Labour MP Mark Hendrick says we need a housing policy to improve the housing stock throughout the UK so that we can ensure that all homes are made energy efficient


In my Preston constituency, the failure of a Government-backed energy saving scheme has caused a significant degree of harm to hundreds of residents and their homes. After six years of dogged campaigning, the Department of Business, Energy and Industrial Strategy has offered no meaningful assistance to some of the most vulnerable in the society.

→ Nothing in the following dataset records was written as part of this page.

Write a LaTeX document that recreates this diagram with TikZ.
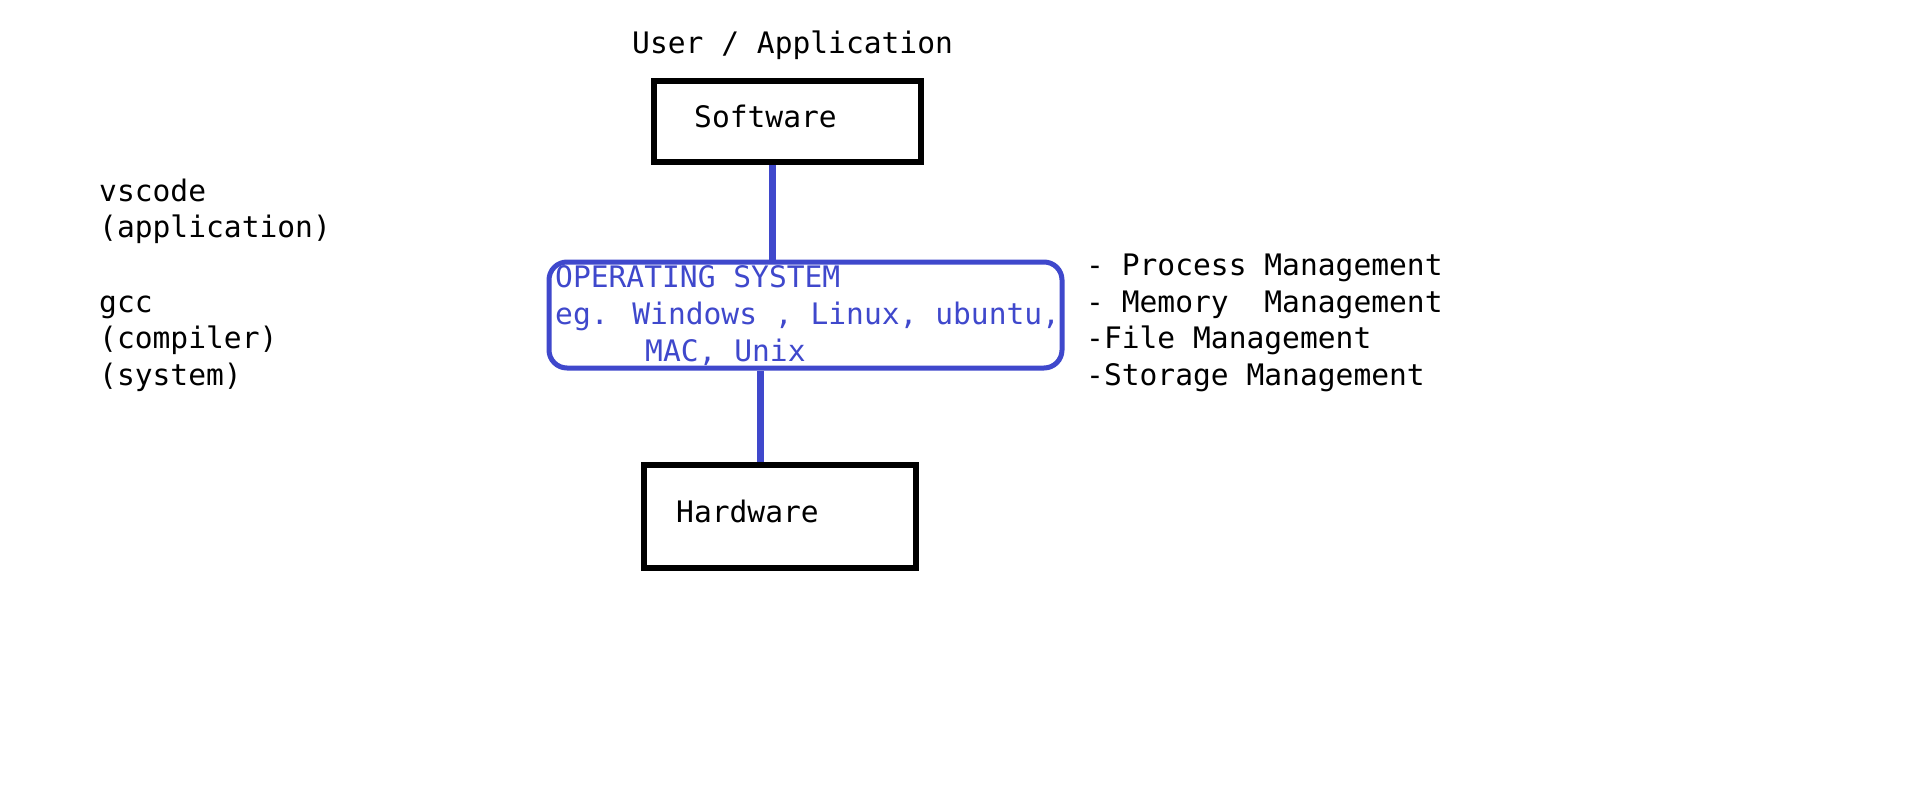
\documentclass[tikz,border=0pt]{standalone}
\usepackage{fontspec}
\setmainfont{DejaVu Sans Mono}
\setmonofont{DejaVu Sans Mono}
\definecolor{osblue}{RGB}{63,72,204}
\begin{document}
\begin{tikzpicture}[x=1pt,y=-1pt,
  txt/.style={inner sep=0pt,anchor=base west,font=\fontsize{29.6}{36.6}\selectfont},
  bluetxt/.style={txt,text=osblue},
  blackbox/.style={draw=black,line width=5.5pt,inner sep=0pt},
  osbox/.style={draw=osblue,line width=5pt,rounded corners=18pt,inner sep=0pt},
  link/.style={draw=osblue,line width=7pt}]
\useasboundingbox[fill=white] (0,0) rectangle (1914,806);
% boxes
\node[blackbox,minimum width=267pt,minimum height=81pt] (sw) at (787.5,121.5) {};
\node[osbox,minimum width=513pt,minimum height=106pt] (os) at (805.5,315) {};
\node[blackbox,minimum width=272pt,minimum height=103pt] (hw) at (780,516.5) {};
% texts
\node[txt] (user) at (632,53) {User / Application};
\node[txt] (swt) at (694,127) {Software};
\node[txt] (hwt) at (676,522) {Hardware};
\node[txt] (l1) at (99,201) {vscode};
\node[txt] (l2) at (99,237) {(application)};
\node[txt] (l3) at (99,312) {gcc};
\node[txt] (l4) at (99,348) {(compiler)};
\node[txt] (l5) at (99,385) {(system)};
\node[bluetxt] (o1) at (555,287) {OPERATING SYSTEM};
\node[bluetxt] (o2) at (555,324) {eg. Windows , Linux, ubuntu,};
\node[bluetxt] (o3) at (645,361) {MAC, Unix};
\node[txt] (r1) at (1086,275) {- Process Management};
\node[txt] (r2) at (1086,312) {- Memory\ \ Management};
\node[txt] (r3) at (1086,348) {-File Management};
\node[txt] (r4) at (1086,385) {-Storage Management};
% connectors
\draw[link] ([xshift=-15pt]sw.south) -- ([xshift=-15pt]sw.south |- os.north);
\draw[link] ([xshift=-45pt]os.south) -- ([xshift=-45pt]os.south |- hw.north);
\end{tikzpicture}
\end{document}
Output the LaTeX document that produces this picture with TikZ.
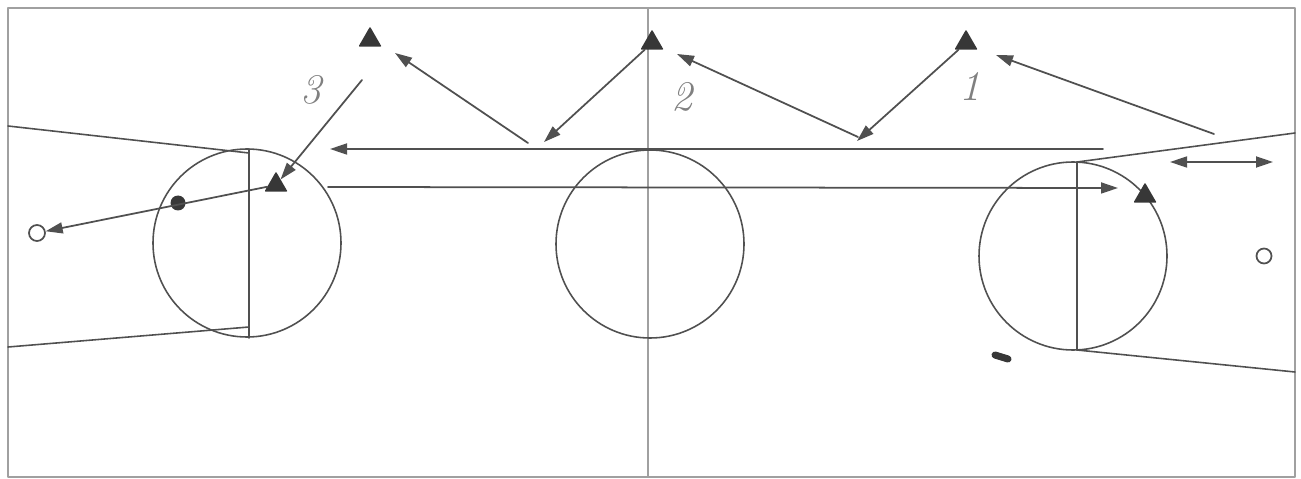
\documentclass[tikz,border=0pt]{standalone}
\usetikzlibrary{arrows.meta,shapes.geometric}
\definecolor{chalk}{RGB}{80,80,80}
\definecolor{frame}{RGB}{160,160,160}
\definecolor{marker}{RGB}{55,55,55}

\begin{document}
\begin{tikzpicture}[x=0.1mm, y=-0.1mm, line cap=round, line join=round,
  court/.style={chalk, line width=0.45pt},
  pass/.style={chalk, line width=0.5pt, -{Triangle[length=1.7mm, width=1.1mm]}},
  player/.style={regular polygon, regular polygon sides=3, fill=marker, draw=marker,
                 inner sep=0pt, minimum size=2.4mm},
  num/.style={text=gray, font=\large\itshape}]

  \useasboundingbox (0,0) rectangle (1301,479);

  %========= geometry parameters =========
  \def\rk{94}           % radius of the three circles
  \def\xm{648}          % half-way line

  %========= court =========
  \draw[frame, line width=0.4pt] (8,8) rectangle (1295,477);
  \draw[frame, line width=0.4pt] (\xm,8) -- (\xm,477);
  \draw[court] (650,244) circle[radius=\rk];
  \draw[court] (247,243) circle[radius=\rk];
  \draw[court] (1073,256) circle[radius=\rk];

  % left end: key lines and base line
  \draw[court] (249,149) -- (249,338);
  \draw[court] (8,126) -- (249,153);
  \draw[court] (8,347) -- (249,327);

  % right end
  \draw[court] (1077,162) -- (1077,350);
  \draw[court] (1077,162) -- (1295,133);
  \draw[court] (1077,350) -- (1295,372);

  %========= players and ball =========
  \node[player] (p3) at (370,40) {};
  \node[player] (p2) at (652,43) {};
  \node[player] (p1) at (966,43) {};
  \node[player] (pL) at (276,185) {};
  \node[player] (pR) at (1145,196) {};
  \node[circle, fill=marker, inner sep=0pt, minimum size=1.5mm] (ball) at (178,203) {};
  \node[circle, draw=chalk, line width=0.5pt, inner sep=0pt, minimum size=1.6mm] (gL) at (37,233) {};
  \node[circle, draw=chalk, line width=0.5pt, inner sep=0pt, minimum size=1.5mm] (gR) at (1264,256) {};
  \draw[marker, line width=2pt] (995,355) -- (1008,359);

  \node[num] (n3) at (311,90) {3};
  \node[num] (n2) at (682,97) {2};
  \node[num] (n1) at (970,86) {1};

  %========= passes and runs =========
  \coordinate (h1s) at (1103,149);  \coordinate (h1e) at (330,149);
  \coordinate (h2s) at (328,187);   \coordinate (h2e) at (1118,188);
  \draw[pass] (h1s) -- (h1e);
  \draw[pass] (h2s) -- (h2e);

  \coordinate (a1s) at (528,143);   \coordinate (a1e) at (395,53);
  \coordinate (a2e) at (544,142);
  \coordinate (a3s) at (858,137);   \coordinate (a3e) at (677,54);
  \coordinate (a4e) at (857,141);
  \coordinate (a5s) at (1214,134);  \coordinate (a5e) at (996,55);
  \coordinate (a6s) at (362,80);
  \coordinate (d1) at (1170,162);   \coordinate (d2) at (1273,162);

  \draw[pass] (a1s) -- (a1e);
  \draw[pass] (p2) -- (a2e);
  \draw[pass] (a3s) -- (a3e);
  \draw[pass] (p1) -- (a4e);
  \draw[pass] (a5s) -- (a5e);
  \draw[pass] (a6s) -- (pL);
  \draw[pass] (pL) -- (gL);
  \draw[pass, {Triangle[length=1.7mm, width=1.1mm]}-{Triangle[length=1.7mm, width=1.1mm]}] (d1) -- (d2);
\end{tikzpicture}
\end{document}
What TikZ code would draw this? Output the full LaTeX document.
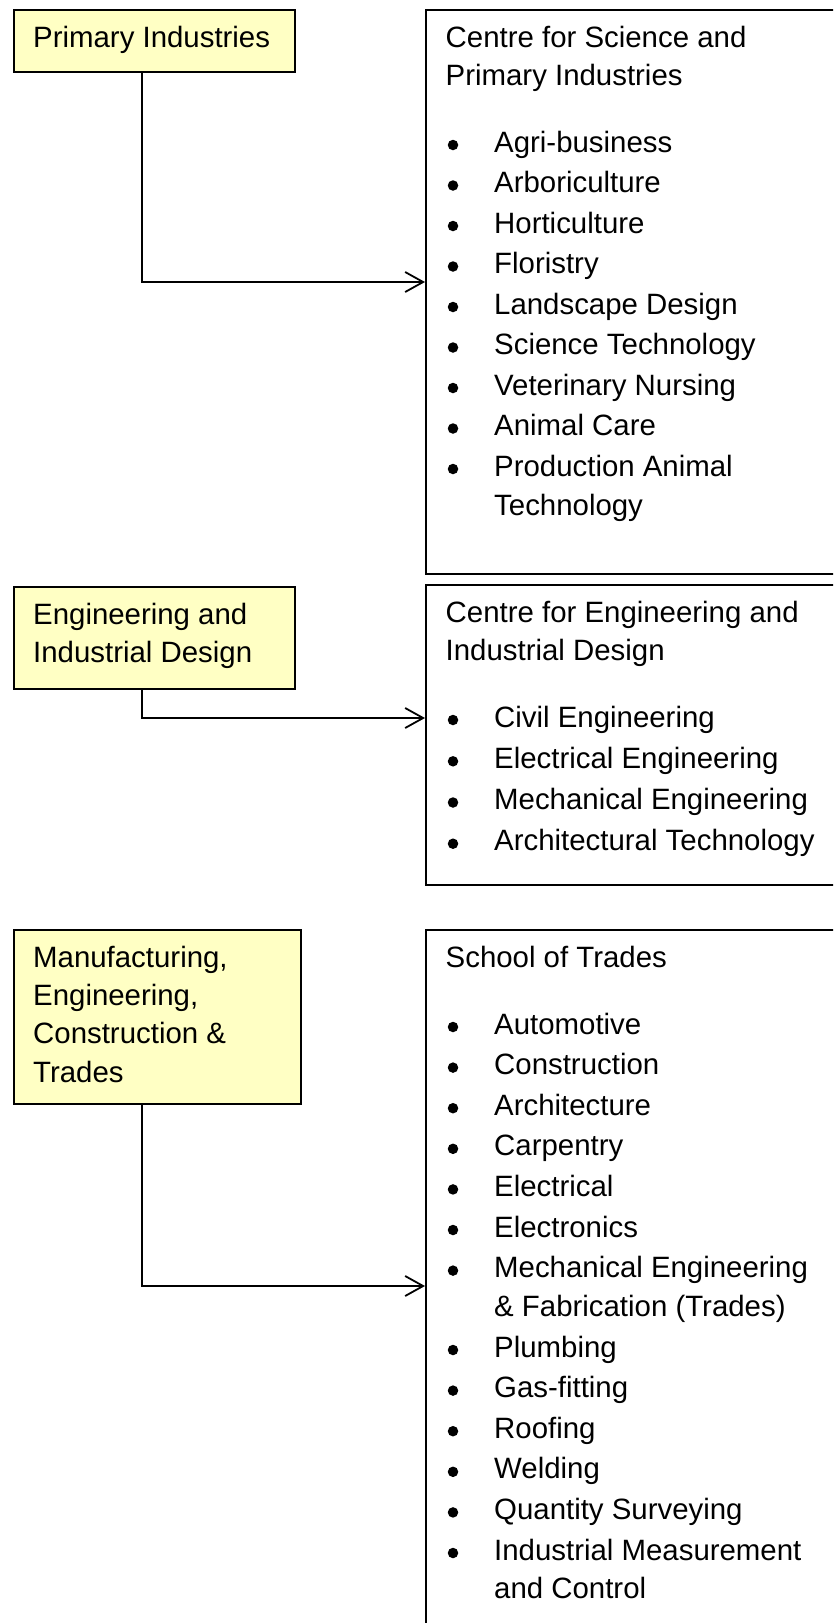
\documentclass[tikz,border=0pt]{standalone}
\usepackage{fontspec}
\setmainfont{Liberation Sans}
\usetikzlibrary{arrows.meta}
\definecolor{boxyellow}{HTML}{FFFFC4}
\begin{document}
\begin{tikzpicture}[x=1pt,y=-1pt,
  ybox/.style={draw=black, line width=2pt, fill=boxyellow, rectangle, inner sep=0pt, anchor=north west},
  wbox/.style={draw=black, line width=2pt, rectangle, inner sep=0pt, anchor=north west},
  txt/.style={anchor=base west, inner sep=0pt, font=\fontsize{29.4}{38}\selectfont},
  conn/.style={line width=1.8pt, -{Straight Barb[length=18pt,width=20pt,line width=1.8pt]}},
  bul/.style={circle, fill=black, inner sep=0pt, minimum size=10.5pt},
  ]
\useasboundingbox (0,0) rectangle (833,1623);
\clip (0,0) rectangle (833,1623);

% ---------- group 1 ----------
\node[ybox, minimum width=281pt, minimum height=62pt] (y1) at (13,9) {};
\node[txt] (y1t) at (33,47) {Primary Industries};
\node[wbox, minimum width=450pt, minimum height=564pt] (r1) at (425,9) {};
\node[txt] (r1h1) at (445.5,47) {Centre for Science and};
\node[txt] (r1h2) at (445.5,85) {Primary Industries};
\foreach \y/\t [count=\i] in {152/Agri-business, 192.5/Arboriculture, 233/Horticulture, 273.5/Floristry,
  314/Landscape Design, 354.5/Science Technology, 395/Veterinary Nursing, 435.5/Animal Care,
  476/Production Animal}{
  \node[bul] (r1d\i) at (453,\y-7) {};
  \node[txt] (r1b\i) at (494,\y) {\t};
}
\node[txt] (r1b10) at (494,515) {Technology};
\coordinate (c1) at (142,282);
\draw[conn] (y1.south -| c1) -- (c1) -- (c1 -| r1.west);

% ---------- group 2 ----------
\node[ybox, minimum width=281pt, minimum height=102pt] (y2) at (13,586) {};
\node[txt] (y2t1) at (33,624) {Engineering and};
\node[txt] (y2t2) at (33,662) {Industrial Design};
\node[wbox, minimum width=450pt, minimum height=300pt] (r2) at (425,584) {};
\node[txt] (r2h1) at (445.5,622) {Centre for Engineering and};
\node[txt] (r2h2) at (445.5,660) {Industrial Design};
\foreach \y/\t [count=\i] in {727/Civil Engineering, 768.3/Electrical Engineering,
  809.5/Mechanical Engineering, 850.7/Architectural Technology}{
  \node[bul] (r2d\i) at (453,\y-7) {};
  \node[txt] (r2b\i) at (494,\y) {\t};
}
\coordinate (c2) at (142,718);
\draw[conn] (y2.south -| c2) -- (c2) -- (c2 -| r2.west);

% ---------- group 3 ----------
\node[ybox, minimum width=287pt, minimum height=174pt] (y3) at (13,929) {};
\node[txt] (y3t1) at (33,967) {Manufacturing,};
\node[txt] (y3t2) at (33,1005.3) {Engineering,};
\node[txt] (y3t3) at (33,1043.6) {Construction \&};
\node[txt] (y3t4) at (33,1082) {Trades};
\node[wbox, minimum width=450pt, minimum height=740pt] (r3) at (425,929) {};
\node[txt] (r3h1) at (445.5,967) {School of Trades};
\foreach \y/\t [count=\i] in {1034/Automotive, 1074.6/Construction, 1115.2/Architecture,
  1155.8/Carpentry, 1196.4/Electrical, 1237/Electronics, 1277.6/Mechanical Engineering,
  1357/Plumbing, 1397.6/Gas-fitting, 1438.2/Roofing, 1478.8/Welding,
  1519.4/Quantity Surveying, 1560/Industrial Measurement}{
  \node[bul] (r3d\i) at (453,\y-7) {};
  \node[txt] (r3b\i) at (494,\y) {\t};
}
\node[txt] (r3w1) at (494,1316.4) {\& Fabrication (Trades)};
\node[txt] (r3w2) at (494,1598.8) {and Control};
\coordinate (c3) at (142,1286);
\draw[conn] (y3.south -| c3) -- (c3) -- (c3 -| r3.west);
\end{tikzpicture}
\end{document}
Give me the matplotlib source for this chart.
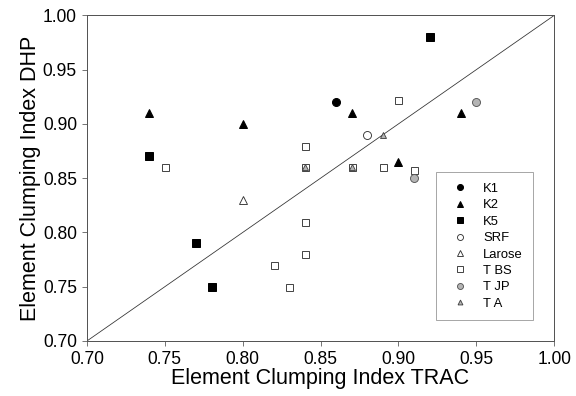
import numpy as np
import matplotlib
matplotlib.use("Agg")
import matplotlib.pyplot as plt

plt.rcParams['font.family'] = ['Liberation Sans', 'DejaVu Sans']

# Element clumping index, TRAC (x) vs DHP (y)
k1_x = [0.86]
k1_y = [0.92]
k2_x = [0.74, 0.80, 0.87, 0.90, 0.94]
k2_y = [0.91, 0.90, 0.91, 0.865, 0.91]
k5_x = [0.74, 0.77, 0.78, 0.92]
k5_y = [0.87, 0.79, 0.75, 0.98]
srf_x = [0.88]
srf_y = [0.89]
larose_x = [0.80]
larose_y = [0.83]
tbs_x = [0.75, 0.84, 0.84, 0.84, 0.84, 0.82, 0.83, 0.87, 0.89, 0.90, 0.91]
tbs_y = [0.86, 0.88, 0.86, 0.81, 0.78, 0.77, 0.75, 0.86, 0.86, 0.922, 0.858]
tjp_x = [0.95, 0.91]
tjp_y = [0.92, 0.85]
ta_x = [0.89, 0.84, 0.87]
ta_y = [0.89, 0.86, 0.86]

ticks = [0.70, 0.75, 0.80, 0.85, 0.90, 0.95, 1.00]

fig = plt.figure(figsize=(8, 5.5), dpi=72)
ax = fig.add_axes([0.151, 0.139, 0.811, 0.822])

ax.plot([0.70, 1.00], [0.70, 1.00], color='#333333', linewidth=0.8, zorder=1)

ms = 8
ax.plot(k1_x, k1_y, 'o', color='black', markersize=ms, label='K1', zorder=3)
ax.plot(k2_x, k2_y, '^', color='black', markersize=ms, label='K2', zorder=3)
ax.plot(k5_x, k5_y, 's', color='black', markersize=ms - 0.5, label='K5', zorder=3)
ax.plot(srf_x, srf_y, 'o', mfc='white', mec='#333333', mew=0.9, markersize=ms, label='SRF', zorder=3)
ax.plot(larose_x, larose_y, '^', mfc='white', mec='#333333', mew=0.9, markersize=ms, label='Larose', zorder=3)
ax.plot(tbs_x, tbs_y, 's', mfc='white', mec='#333333', mew=0.9, markersize=ms - 1, label='T BS', zorder=2)
ax.plot(tjp_x, tjp_y, 'o', mfc='#b4b4b4', mec='#555555', mew=0.9, markersize=ms, label='T JP', zorder=3)
ax.plot(ta_x, ta_y, '^', mfc='#b4b4b4', mec='#444444', mew=0.9, markersize=ms - 1.5, label='T A', zorder=3)

ax.set_xlim(0.70, 1.00)
ax.set_ylim(0.70, 1.00)
ax.set_xticks(ticks)
ax.set_yticks(ticks)
ax.set_xticklabels([f'{t:.2f}' for t in ticks])
ax.set_yticklabels([f'{t:.2f}' for t in ticks])
ax.tick_params(direction='out', length=5, width=0.8, color='#555555', labelsize=17.5, pad=5)
for s in ax.spines.values():
    s.set_color('#555555')
    s.set_linewidth(1.0)

ax.set_xlabel('Element Clumping Index TRAC', fontsize=21.5, labelpad=0)
ax.set_ylabel('Element Clumping Index DHP', fontsize=21.5, labelpad=2)

leg = ax.legend(loc='lower right', bbox_to_anchor=(0.955, 0.064), fontsize=13,
                frameon=True, fancybox=False, edgecolor='#777777',
                labelspacing=0.33, handlelength=2.0, handletextpad=0.8,
                borderpad=0.8, borderaxespad=0, markerscale=0.75)
leg.get_frame().set_linewidth(0.8)

fig.savefig('out.png', dpi=72)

The Community Energy Saving Programme (CESP) was created to target low-income areas of Britain and obligated large energy companies to offer energy saving improvement works. The Fishwick ward of Preston is one of the most deprived communities in the country.  The CESP scheme which was taken up in Fishwick involved the installation of insulating external wall cladding and could have offered residents a real chance to improve the energy efficiency of their properties. In reality, the residents were left with homes that are barely habitable and have damp, fungus, mould, wall corrosion, poor drainage, inefficient ventilation and properties that they are unable to sell.

The installation company responsible for the work fell into administration. In the years that followed, there were a growing number of complaints from hundreds of residents in Fishwick on the quality of the workmanship and the safety of their properties. I raised these with the Government and a number of organisations including Ofgem but to no avail. I am now aware that these problems have occurred in other areas of the UK with reports of sub-standard work in similar schemes being made in Wales.

This case in Preston has revealed failures at every level of the process. During the last Labour Government I was the Parliamentary Private Secretary to Margaret Beckett, the then Secretary of State for the Department for Environment, Food and Rural Affairs. The Department ran the Warm Front scheme and we ensured that we had vetted contractors who could ensure a certain level of quality.  Even though we had the odd complaint, we did not see anything on the scale of the problems we have seen with CESP. The Government should be investing in new innovation for energy efficient boilers, loft insulation and double glazing but instead focuses on cheap and easy fixes, such as cladding. This gamble has been at the expense of some of the most income-strapped households in Preston and after a six-year saga, lessons need to be learnt from this to ensure that these kinds of failures can never happen again. 

The Government must implement a progressive strategy to improve the housing stock throughout the UK, ensuring that all homes are made energy efficient. We need a housing policy that offers a complete remedy to these terrible problems faced by my constituents and not just easy fixes that leave people in abysmal living conditions.